If Ignace is chosen, the Thunder Bay-based citizens group Environment North warns that two to three loads of nuclear waste would be transported daily through Thunder Bay over a period of several decades.
"I can't overstate the risks," said the group's nuclear lead, Dodie LeGassick.
"Although the loads will travel in strong containment casks, gamma radiation will be emitted constantly. If there is an accident causing a breach of a cask or its immersion in water, the results could be catastrophic. Computer-modelled predictions won't help those who could be affected."
Scott Harris, president of Environment North, said the addresses used for the mail-out were chosen carefully.
"If you receive a postcard, it means your home is very near either the proposed highway or railway route for the nuclear fuel waste," he said.
Environment North believes it's not right that only Ignace and Wabigoon Lake First Nation have been asked by NWMO to express their willingness to have a storage site in their area, and maintains that Thunder Bay should have a say in the decision.
It wants residents to sign the postcards and mail them to MPs Patty Hajdu and Marcus Powlowski, asking them to speak against the plan as well.
NWMO hopes to choose the repository location in 2024, but has noted that the shipping of spent fuel would not begin for at least 20 years.
Spokesperson Vince Ponka said Tuesday that no transportation route has been selected as yet, nor has a decision been made as to whether to carry the waste containers only on trucks, partly on rail cars, or some combination of the two.

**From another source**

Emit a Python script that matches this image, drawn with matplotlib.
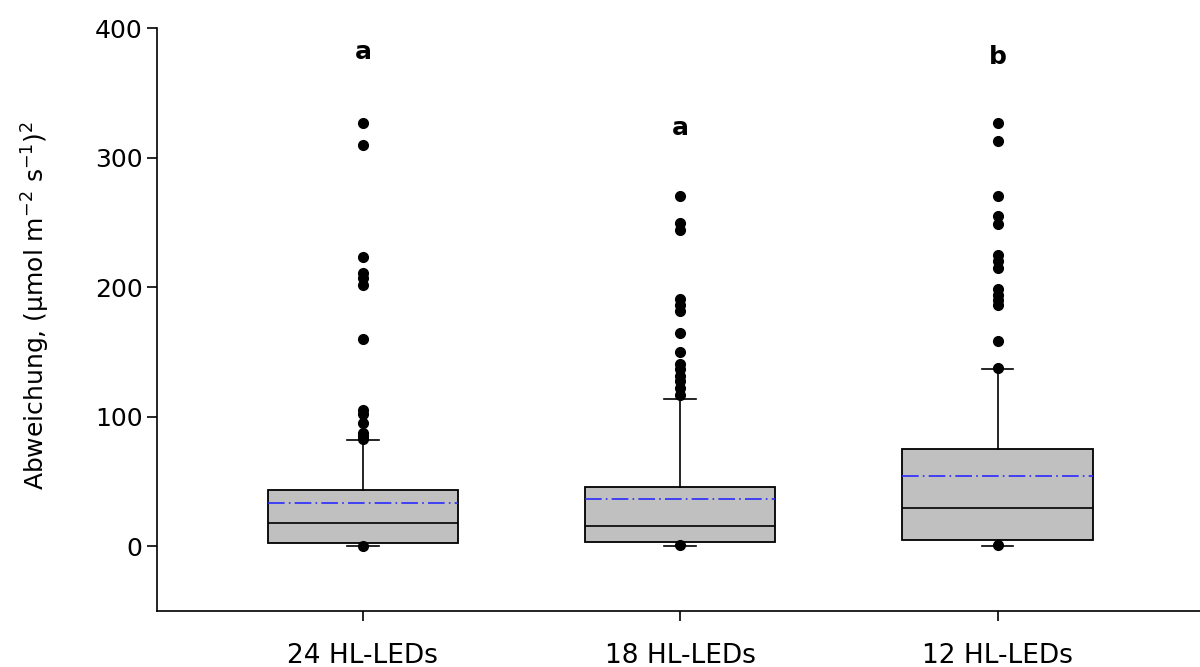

Ponka said the international consensus is that a deep geological repository is the best way to safely isolate used nuclear fuel, and that two Nordic countries have led the way in that respect.
"Finland is a year-and-a-half away from opening their repository, and Sweden is close behind, but on the front page of the postcard it says 'There are better, safer alternatives'
"The science just doesn't back up that statement."
Opponents including Environment North and We the Nuclear Free North have suggested that nuclear waste is best managed in secure facilities near the reactors where it came from, but Ponka said Finland's storage site is 400 to 500 kilometres away from a nuclear reactor.
"In our case, it's a little over 1,000 kilometres, so it's not all that different from other countries," Ponka said. "But it's important that we have a safe transportation package, and we need to be able to prove to regulators that transportation can be done safely, which it has been done around the world for 60 years."